Société

Il y a 100 ans, 10.000 Nama étaient massacrés

L'un des épisodes les plus sanglants de la colonisation allemande en Namibie, le massacre de 10.000 membres de la tribu Nama, sera commémoré ce week-end à l'occasion du centième anniversaire de la décapitation d'un chef révéré. L'ambassadeur allemand Arne Freiherr von Kittlitz doit prononcer un discours de réconciliation durant les cérémonies de commémoration dans la baie de Luderitz (sud), non loin de Shark Island (l'île aux requins) où le chef Cornelius Frederick avait été décapité alors qu'il était détenu comme prisonnier de guerre.

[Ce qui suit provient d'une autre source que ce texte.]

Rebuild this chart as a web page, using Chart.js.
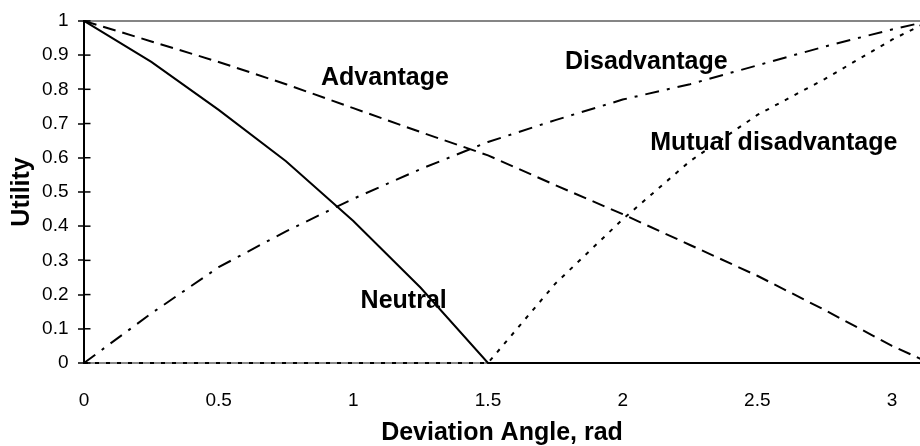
<!DOCTYPE html>
<html>
<head>
<meta charset="utf-8">
<script src="https://cdn.jsdelivr.net/npm/chart.js@4/dist/chart.umd.min.js"></script>
<style>
  html, body { margin: 0; padding: 0; background: #fff; }
  .box { width: 920px; height: 446px; position: relative; }
</style>
</head>
<body>
<div class="box"><canvas id="myChart"></canvas></div>
<script>
// deviation angle (rad) where the curves were read
const angles = [0, 0.25, 0.5, 0.75, 1, 1.25, 1.5, 1.75, 2, 2.25, 2.5, 2.75, 3, 3.14];

const neutral = [1, 0.88, 0.74, 0.59, 0.415, 0.22, 0, 0, 0, 0, 0, 0, 0, 0];
const advantage = [1, 0.94, 0.88, 0.815, 0.745, 0.675, 0.607, 0.52, 0.435, 0.345, 0.255, 0.155, 0.05, 0];
const disadvantage = [0, 0.145, 0.28, 0.385, 0.48, 0.567, 0.646, 0.71, 0.77, 0.815, 0.87, 0.925, 0.975, 1];
const mutual = [0, 0, 0, 0, 0, 0, 0, 0.232, 0.42, 0.59, 0.725, 0.83, 0.945, 1];

const seriesNames = ["Neutral", "Advantage", "Disadvantage", "Mutual disadvantage"];
// where each curve name sits, in axis units (left edge, middle)
const namePos = [[1.027, 0.182], [0.88, 0.832], [1.786, 0.879], [2.102, 0.644]];

const FONT = '"Liberation Sans", Arial, Helvetica, sans-serif';

const toPoints = (vals) => vals.map((v, i) => ({ x: angles[i], y: v }));
const plainNum = (v) => String(Math.round(v * 100) / 100);

const lineStyle = (label, vals, dash) => ({
  label: label,
  data: toPoints(vals),
  borderColor: "#000",
  borderWidth: 2,
  borderDash: dash,
  pointRadius: 0,
  tension: 0,
  fill: false,
  clip: { left: 4, top: 4, right: 0, bottom: 4 },
});

const extras = {
  id: "extras",
  beforeDatasetsDraw(chart) {
    const { ctx, scales: { x, y } } = chart;
    ctx.save();
    ctx.font = "bold 25px " + FONT;
    ctx.fillStyle = "#000";
    ctx.textBaseline = "middle";
    ctx.textAlign = "left";
    seriesNames.forEach((n, i) => {
      ctx.fillText(n, x.getPixelForValue(namePos[i][0]), y.getPixelForValue(namePos[i][1]));
    });
    ctx.restore();
  },
  afterDraw(chart) {
    // y tick marks cross the axis, draw the inner half
    const { ctx, scales: { y } } = chart;
    ctx.save();
    ctx.strokeStyle = "#000";
    ctx.lineWidth = 1.5;
    y.ticks.forEach((t) => {
      const py = y.getPixelForValue(t.value);
      ctx.beginPath();
      ctx.moveTo(y.right, py);
      ctx.lineTo(y.right + 6.5, py);
      ctx.stroke();
    });
    ctx.restore();
  },
};

new Chart(document.getElementById("myChart"), {
  type: "line",
  data: {
    datasets: [
      lineStyle("Mutual disadvantage", mutual, [4, 7]),
      lineStyle("Disadvantage", disadvantage, [14, 8, 3, 8]),
      lineStyle("Advantage", advantage, [13, 7]),
      lineStyle("Neutral", neutral, []),
    ],
  },
  options: {
    responsive: true,
    maintainAspectRatio: false,
    animation: false,
    layout: { padding: { top: 16.5, right: 0, bottom: 0, left: 0 } },
    plugins: {
      legend: { display: false },
      tooltip: { enabled: false },
    },
    scales: {
      x: {
        type: "linear",
        min: 0,
        max: 3.104,
        afterFit: (scale) => { scale.height = 83; },
        grid: { display: false },
        border: { display: true, color: "#8a8a8a", width: 2 },
        ticks: {
          stepSize: 0.5,
          includeBounds: false,
          color: "#000",
          padding: 18.5,
          maxRotation: 0,
          font: { family: FONT, size: 19 },
          callback: plainNum,
        },
        title: {
          display: true,
          text: "Deviation Angle, rad",
          color: "#000",
          padding: { top: 0, bottom: 0 },
          font: { family: FONT, size: 25, weight: "bold", lineHeight: 1 },
        },
      },
      y: {
        min: 0,
        max: 1,
        afterFit: (scale) => { scale.width = 84; },
        grid: {
          drawOnChartArea: true,
          color: (c) => (c.tick && c.tick.value === 1 ? "#858585" : "rgba(0,0,0,0)"),
          lineWidth: 2,
          tickColor: "#000",
          tickWidth: 1.5,
          tickLength: 6,
        },
        border: { display: true, color: "#000", width: 2 },
        ticks: {
          stepSize: 0.1,
          color: "#000",
          padding: 9.5,
          font: { family: FONT, size: 19 },
          callback: plainNum,
        },
        title: {
          display: true,
          text: "Utility",
          color: "#000",
          padding: { top: 9.5, bottom: 0 },
          font: { family: FONT, size: 25, weight: "bold", lineHeight: 1 },
        },
      },
    },
  },
  plugins: [extras],
});
</script>
</body>
</html>
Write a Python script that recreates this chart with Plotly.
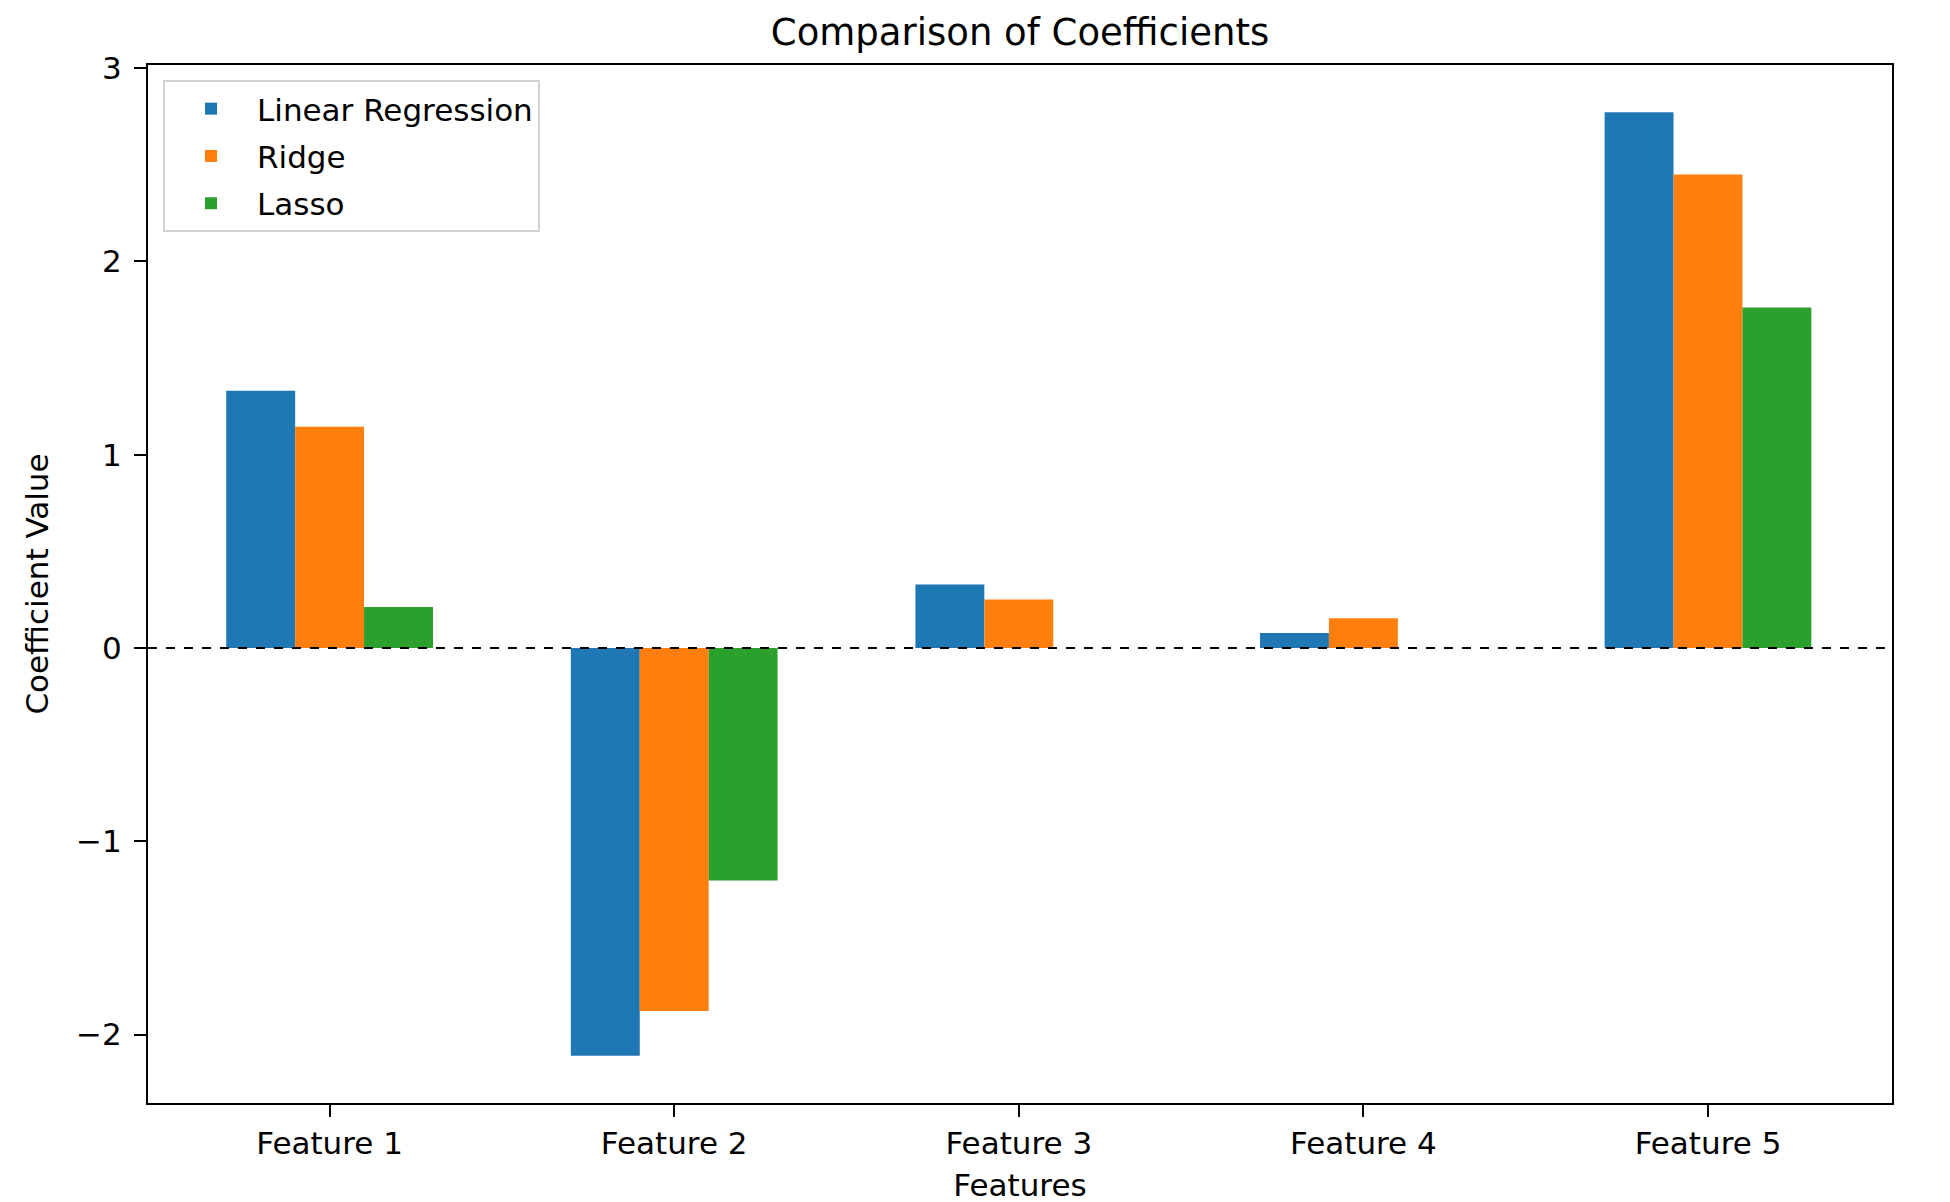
import plotly.graph_objects as go

features = ["Feature 1", "Feature 2", "Feature 3", "Feature 4", "Feature 5"]
linear_regression = [1.331, -2.109, 0.328, 0.077, 2.772]
ridge = [1.145, -1.878, 0.251, 0.154, 2.450]
lasso = [0.212, -1.203, 0.0, 0.0, 1.762]

series_names = ["Linear Regression", "Ridge", "Lasso"]
series_values = [linear_regression, ridge, lasso]
colors = ["#1f77b4", "#ff7f0e", "#2ca02c"]

font_family = "DejaVu Sans"

fig = go.Figure()
for name, vals, col in zip(series_names, series_values, colors):
    fig.add_trace(go.Bar(x=features, y=vals, name=name, legendgroup=name,
                         marker=dict(color=col, line=dict(width=0))))

fig.add_shape(type="line", xref="paper", x0=0, x1=1, yref="y", y0=0, y1=0,
              line=dict(color="black", width=2, dash="dash"))

W, H = 1950, 1202
L, R, T, B = 140, 1884, 57, 1095
fig.update_layout(
    width=W, height=H,
    margin=dict(l=L, r=W - R, t=T, b=H - B, autoexpand=False),
    paper_bgcolor="white", plot_bgcolor="white",
    font=dict(family=font_family, size=31, color="black"),
    barmode="group", bargap=0.4, bargroupgap=0,
    title=dict(text="Comparison of Coefficients", x=0.5, xref="paper", xanchor="center",
               y=1 - 24 / H, yref="container", yanchor="middle",
               font=dict(size=37, color="black", family=font_family)),
    legend=dict(x=(155 - L) / (R - L), y=1 - (72 - T) / (B - T),
                xanchor="left", yanchor="top",
                bgcolor="rgba(255,255,255,0.8)", bordercolor="#d3d3d3", borderwidth=2,
                font=dict(size=31, family=font_family), itemwidth=82,
                tracegroupgap=4),
    showlegend=True,
)
fig.update_xaxes(
    range=[-0.527, 4.534], showgrid=False, zeroline=False,
    showline=True, linecolor="black", linewidth=2.3, mirror=True,
    ticks="outside", ticklen=12, tickwidth=2.3, tickcolor="black",
    tickfont=dict(size=31),
    title=dict(text="Features", font=dict(size=31), standoff=14),
)
fig.update_yaxes(
    range=[-2.354, 3.016], showgrid=False, zeroline=False,
    showline=True, linecolor="black", linewidth=2.3, mirror=True,
    ticks="outside", ticklen=12, tickwidth=2.3, tickcolor="black",
    ticklabelstandoff=6,
    tickvals=[-2, -1, 0, 1, 2, 3], ticktext=["\u22122", "\u22121", "0", "1", "2", "3"],
    tickfont=dict(size=31),
    title=dict(text="Coefficient Value", font=dict(size=31), standoff=18),
)

fig.write_html("out.html")
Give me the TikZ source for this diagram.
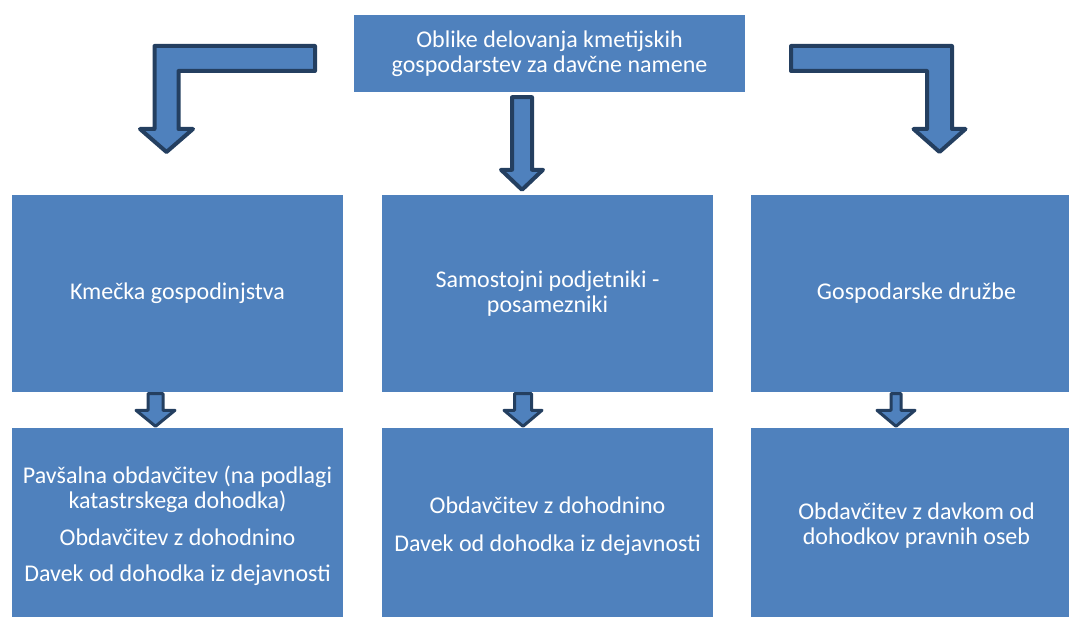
\documentclass[tikz,border=0pt]{standalone}
\usepackage{fontspec}
\setmainfont{Carlito}
\usetikzlibrary{calc}
\definecolor{modra}{HTML}{4F81BD}
\definecolor{temna}{HTML}{243F60}
\tikzset{
  skatla/.style={fill=modra, inner sep=0pt, text=white, align=center},
  puscica/.style={draw=temna, fill=modra, line width=4pt, line join=round},
}
% ravna puscica od spodnjega roba ene skatle do zgornjega roba druge
% [razmik]{od}{do}{zamik x}{pol debla}{pol glave}{dolzina glave}
\newcommand{\pusica}[7][2]{%
  \draw[puscica] let \p1=($(#2.south)+(#4,0)$), \p2=(#3.north) in
    (\x1-#5pt,\y1-#1pt) -- (\x1+#5pt,\y1-#1pt) -- (\x1+#5pt,\y2+#1pt+#7pt)
    -- (\x1+#6pt,\y2+#1pt+#7pt) -- (\x1,\y2+#1pt) -- (\x1-#6pt,\y2+#1pt+#7pt)
    -- (\x1-#5pt,\y2+#1pt+#7pt) -- cycle;}
\begin{document}
\begin{tikzpicture}[x=1pt, y=-1pt, every node/.style={font=\fontsize{24}{25}\selectfont}]
    \clip (0,0) rectangle (1069,617);

    % Vrh
    \node[skatla, minimum width=391pt, minimum height=77pt] (vrh) at (549.5,53.5)
        {Oblike delovanja kmetijskih\\gospodarstev za dav\v{c}ne namene};

    % Srednja vrsta
    \node[skatla, minimum width=331pt, minimum height=197pt] (kg) at (177.5,293.5)
        {Kme\v{c}ka gospodinjstva};
    \node[skatla, minimum width=331pt, minimum height=197pt] (sp) at (547.5,293.5)
        {Samostojni podjetniki -\\posamezniki};
    \node[skatla, minimum width=331pt, minimum height=197pt] (gd) at (916.5,293.5)
        {Gospodarske dru\v{z}be};

    % Spodnja vrsta
    \node[skatla, minimum width=331pt, minimum height=196pt] (kgd) at (177.5,526)
        {Pav\v{s}alna obdav\v{c}itev (na podlagi\\katastrskega dohodka)\\[12pt]
         Obdav\v{c}itev z dohodnino\\[11pt]Davek od dohodka iz dejavnosti};
    \node[skatla, minimum width=331pt, minimum height=196pt] (spd) at (547.5,526)
        {Obdav\v{c}itev z dohodnino\\[13pt]Davek od dohodka iz dejavnosti};
    \node[skatla, minimum width=331pt, minimum height=196pt] (gdd) at (916.5,526)
        {Obdav\v{c}itev z davkom od\\dohodkov pravnih oseb};

    % Zavite puscice
    \coordinate (lz) at (315,58.5);
    \coordinate (lk) at (166.5,152);
    \coordinate (dz) at (791,58.5);
    \coordinate (dk) at (939.5,152);
    \draw[puscica] let \p1=(lz), \p2=(lk) in
        (\x1,\y1+12.5pt) -- (\x2-12pt,\y1+12.5pt) -- (\x2-12pt,\y2+23pt) -- (\x2-26.5pt,\y2+23pt)
        -- (\x2,\y2) -- (\x2+26.5pt,\y2+23pt) -- (\x2+12pt,\y2+23pt) -- (\x2+12pt,\y1-12.5pt)
        -- (\x1,\y1-12.5pt) -- cycle;
    \draw[puscica] let \p1=(dz), \p2=(dk) in
        (\x1,\y1+12.5pt) -- (\x2+12.5pt,\y1+12.5pt) -- (\x2+12.5pt,\y2+23pt) -- (\x2+26pt,\y2+23pt)
        -- (\x2,\y2) -- (\x2-26pt,\y2+23pt) -- (\x2-12.5pt,\y2+23pt) -- (\x2-12.5pt,\y1-12.5pt)
        -- (\x1,\y1-12.5pt) -- cycle;

    % Ravne puscice
    \pusica[5]{vrh}{sp}{-27.5}{10}{21}{20}
    \begin{scope}[puscica/.append style={line width=3pt}]
        \pusica[1.5]{kg}{kgd}{-22}{7.5}{19.5}{16}
        \pusica[1.5]{sp}{spd}{-24.5}{8.5}{19}{16}
        \pusica[1.5]{gd}{gdd}{-20.5}{5}{19}{16}
    \end{scope}

\end{tikzpicture}
\end{document}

L'exécution du chef des Nama le 16 février 1907 avait incarné la brutalité du régime colonial allemand imposé de 1884 à 1915 sur un territoire alors dénommé Sud-Ouest Africain.Des centaines de Namas sont attendus pour les deux jours de cérémonies, dont des descendants du chef Cornelius et d'autres victimes du massacre.

"Quelque 10.000 Namas, environ la moitié de notre tribu, ont été tués durant cette rébellion contre les Allemands entre 1903 et 1908, la plupart dans des camps de concentration, où les femmes et les enfants étaient aussi placés", a déclaré à des journalistes un descendant de Cornelius, le chef David Frederick.

Les Namas vivent aujourd'hui des deux côtés de la frontière entre la Namibie et l'Afrique du Sud. Originaires du Cap (sud-ouest de l'Afrique du Sud), ils ont été poussés vers le nord par les colons jusqu'à ce que certains traversent le fleuve Orange il y a deux siècles pour s'installer dans l'actuelle Namibie.

Leurs premières révoltes ont été répertoriées dans les années 1890 contre des fermiers allemands, mais ce n'est que pendant la décennie suivante que la rébellion en tant que telle a éclaté.

Petits de taille, les Namas étaient de bons cavaliers et bons tireurs, combattant en petits groupes. Ils se sentaient à l'aise aussi bien en terrain montagneux que dans les plaines désertiques.

Anna Fleermuis, 68 ans, ne recule pas devant les 800 km qui séparent Windhoek de Luderitz pour assister aux cérémonies, en dépit de douloureux rhumatismes.

"Je le dois à nos ancêtres", explique cette femme dont la grand-mère à survécu à son internement dans le camp de concentration de Shark Island.

"Elle nous a raconté à quel point elle avait eu froid durant ces trois ans d'enfermement alors qu'elle était toute jeune. Les gens mouraient comme des mouches, des cadavres étaient jetés aux requins dans l'Océan Atlantique."

Une centaine d'hommes avaient même été embarqués pour le Togo et le Cameroun et emprisonnés là-bas parce que les Allemands craignaient d'autres révoltes.

"Certains d'entre eux sont morts là-bas et sont enterrés en terre étrangère, les autres ne sont revenus qu'en 1913", raconte Mme Fleermuis.

Un professeur d'anatomie allemand, Eugen Fischer, s'était rendu dans le Sud-Ouest Africain en 1907 pour étudier les tribus locales et prouver sa théorie d'une soi-disant supériorité des Blancs sur les Noirs, publiée dans un livre en 1913 qui devait largement influencé la politique raciste nazie.

Dans sa "Chronologie de l'histoire namibienne", Klaus Dierks décrit comment Fischer, mort en 1967, s'est servi du corps du chef Fredericks pour des mesures anatomiques.

"Son cadavre décapité a été utilisé par Fischer pour démontrer ses théories raciales sur la supériorité de la race allemande", écrit Dierks, ajoutant que Fischer a également étudié les cadavres de 770 autres prisonniers.

Les Namas ont ces dernières années érigé un monument à la mémoire des victimes sur Shark Island.

Le gouvernement allemand a pour sa part annoncé une "initiative de développement spéciale" de 20 millions d'euros en 2005 pour les tribus Nama, Damara, Herero et San de Namibie, persécutées durant la colonisation.